| Brief |
Scan the following material for the string "seaborn" and copy each line in which it appears.

| Dataset entries |
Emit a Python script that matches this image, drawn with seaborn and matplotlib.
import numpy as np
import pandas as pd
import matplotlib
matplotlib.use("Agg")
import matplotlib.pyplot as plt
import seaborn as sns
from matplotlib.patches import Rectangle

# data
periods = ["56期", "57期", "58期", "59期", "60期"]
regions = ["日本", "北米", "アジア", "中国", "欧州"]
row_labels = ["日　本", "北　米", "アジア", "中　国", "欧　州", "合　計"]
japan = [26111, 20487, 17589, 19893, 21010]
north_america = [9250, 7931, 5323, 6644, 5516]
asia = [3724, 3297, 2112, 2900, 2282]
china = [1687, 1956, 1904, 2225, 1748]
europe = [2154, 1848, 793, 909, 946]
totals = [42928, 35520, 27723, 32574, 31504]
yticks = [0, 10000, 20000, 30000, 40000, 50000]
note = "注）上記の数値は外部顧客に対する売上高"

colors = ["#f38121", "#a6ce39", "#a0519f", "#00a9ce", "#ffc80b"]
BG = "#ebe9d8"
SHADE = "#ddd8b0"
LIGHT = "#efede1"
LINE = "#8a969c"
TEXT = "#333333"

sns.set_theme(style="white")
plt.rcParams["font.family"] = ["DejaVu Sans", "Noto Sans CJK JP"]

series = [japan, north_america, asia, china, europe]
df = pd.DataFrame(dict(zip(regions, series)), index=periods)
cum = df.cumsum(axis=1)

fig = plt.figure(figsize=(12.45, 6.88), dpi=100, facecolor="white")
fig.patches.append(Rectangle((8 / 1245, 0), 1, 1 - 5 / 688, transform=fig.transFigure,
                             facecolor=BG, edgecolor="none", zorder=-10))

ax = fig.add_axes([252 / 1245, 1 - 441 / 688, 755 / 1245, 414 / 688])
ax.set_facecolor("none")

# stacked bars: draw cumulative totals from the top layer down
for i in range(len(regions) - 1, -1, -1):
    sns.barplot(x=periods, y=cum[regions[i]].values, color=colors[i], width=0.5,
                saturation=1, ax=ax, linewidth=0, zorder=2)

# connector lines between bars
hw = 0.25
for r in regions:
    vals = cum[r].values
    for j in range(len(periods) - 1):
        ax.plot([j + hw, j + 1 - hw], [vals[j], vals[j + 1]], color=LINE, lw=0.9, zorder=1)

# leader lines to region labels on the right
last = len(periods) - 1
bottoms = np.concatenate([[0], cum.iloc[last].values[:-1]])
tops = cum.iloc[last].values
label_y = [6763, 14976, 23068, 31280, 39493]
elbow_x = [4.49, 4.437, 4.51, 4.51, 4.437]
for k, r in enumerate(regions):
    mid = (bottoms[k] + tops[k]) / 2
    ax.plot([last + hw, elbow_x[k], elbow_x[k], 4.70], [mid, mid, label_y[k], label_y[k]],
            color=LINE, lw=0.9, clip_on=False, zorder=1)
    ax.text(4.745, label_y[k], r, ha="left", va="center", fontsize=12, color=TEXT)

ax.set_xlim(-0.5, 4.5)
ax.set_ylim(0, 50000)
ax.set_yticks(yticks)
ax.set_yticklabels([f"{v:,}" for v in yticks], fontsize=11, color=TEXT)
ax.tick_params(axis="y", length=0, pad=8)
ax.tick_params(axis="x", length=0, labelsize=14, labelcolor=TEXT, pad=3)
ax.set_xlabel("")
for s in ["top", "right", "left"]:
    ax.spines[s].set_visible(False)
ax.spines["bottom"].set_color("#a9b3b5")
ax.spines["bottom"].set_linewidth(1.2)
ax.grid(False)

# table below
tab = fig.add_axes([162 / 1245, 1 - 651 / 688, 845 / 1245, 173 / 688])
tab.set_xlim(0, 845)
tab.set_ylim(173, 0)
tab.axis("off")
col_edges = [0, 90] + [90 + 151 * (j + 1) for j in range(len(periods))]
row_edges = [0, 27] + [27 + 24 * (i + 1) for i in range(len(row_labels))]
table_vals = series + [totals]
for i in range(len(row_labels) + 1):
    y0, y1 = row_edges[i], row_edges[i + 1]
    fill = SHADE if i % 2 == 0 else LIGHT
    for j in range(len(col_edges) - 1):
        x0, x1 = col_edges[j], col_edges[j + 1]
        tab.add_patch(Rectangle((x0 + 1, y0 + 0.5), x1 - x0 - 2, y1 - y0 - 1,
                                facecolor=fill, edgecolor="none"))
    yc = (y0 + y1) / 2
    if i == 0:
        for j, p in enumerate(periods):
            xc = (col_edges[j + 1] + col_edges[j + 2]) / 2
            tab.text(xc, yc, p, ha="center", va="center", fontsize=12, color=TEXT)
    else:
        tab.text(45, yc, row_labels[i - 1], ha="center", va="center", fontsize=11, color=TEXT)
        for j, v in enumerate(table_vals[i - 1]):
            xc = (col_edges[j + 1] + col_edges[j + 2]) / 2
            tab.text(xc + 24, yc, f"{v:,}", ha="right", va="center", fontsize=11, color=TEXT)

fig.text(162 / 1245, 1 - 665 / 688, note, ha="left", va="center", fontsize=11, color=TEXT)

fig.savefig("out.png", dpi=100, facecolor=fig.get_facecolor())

---

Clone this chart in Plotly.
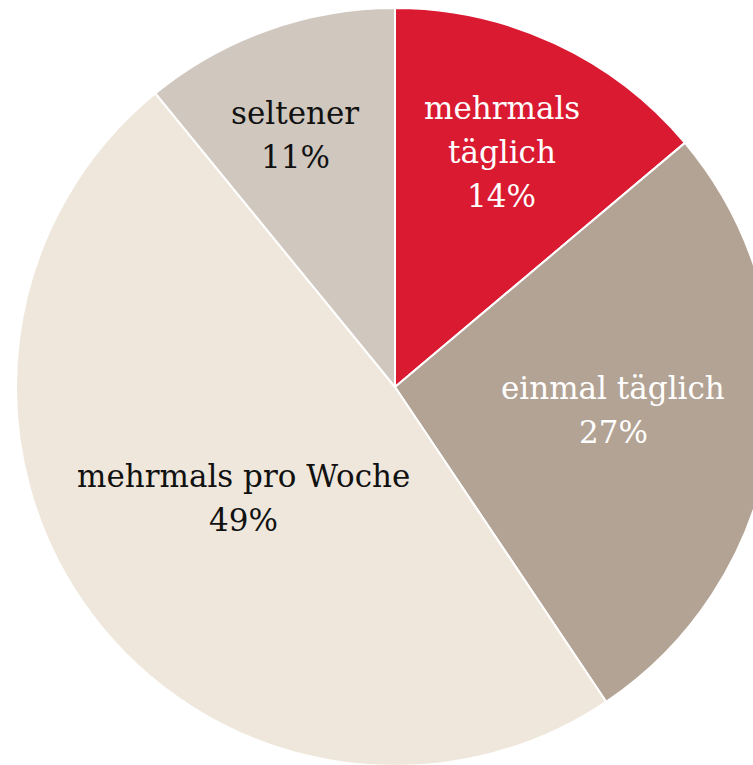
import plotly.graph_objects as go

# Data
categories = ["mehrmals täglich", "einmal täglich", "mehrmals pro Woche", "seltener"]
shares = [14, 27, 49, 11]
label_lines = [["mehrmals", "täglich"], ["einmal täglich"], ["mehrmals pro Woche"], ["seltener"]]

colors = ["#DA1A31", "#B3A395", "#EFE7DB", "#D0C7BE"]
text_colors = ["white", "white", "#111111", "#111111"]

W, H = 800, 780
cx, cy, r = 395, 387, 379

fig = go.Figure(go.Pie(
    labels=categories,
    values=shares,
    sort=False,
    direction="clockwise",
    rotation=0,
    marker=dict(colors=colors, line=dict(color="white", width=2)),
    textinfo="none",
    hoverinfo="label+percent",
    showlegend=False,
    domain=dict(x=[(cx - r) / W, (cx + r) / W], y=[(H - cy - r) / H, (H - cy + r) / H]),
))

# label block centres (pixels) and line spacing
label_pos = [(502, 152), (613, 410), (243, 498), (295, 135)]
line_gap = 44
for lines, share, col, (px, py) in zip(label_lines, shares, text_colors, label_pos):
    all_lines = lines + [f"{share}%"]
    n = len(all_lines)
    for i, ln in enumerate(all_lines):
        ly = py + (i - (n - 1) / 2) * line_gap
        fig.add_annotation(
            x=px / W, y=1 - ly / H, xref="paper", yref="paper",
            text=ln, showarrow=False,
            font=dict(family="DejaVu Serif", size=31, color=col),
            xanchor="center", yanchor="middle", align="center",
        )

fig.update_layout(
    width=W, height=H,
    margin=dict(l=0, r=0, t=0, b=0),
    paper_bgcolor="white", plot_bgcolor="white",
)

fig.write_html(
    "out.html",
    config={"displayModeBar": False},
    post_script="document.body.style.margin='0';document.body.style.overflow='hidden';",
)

...

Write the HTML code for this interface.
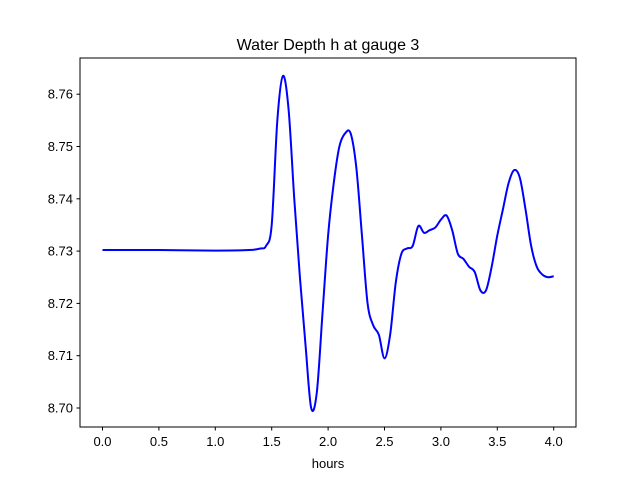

| Solution |
Emit a Python script that matches this image, drawn with seaborn and matplotlib.
import seaborn as sns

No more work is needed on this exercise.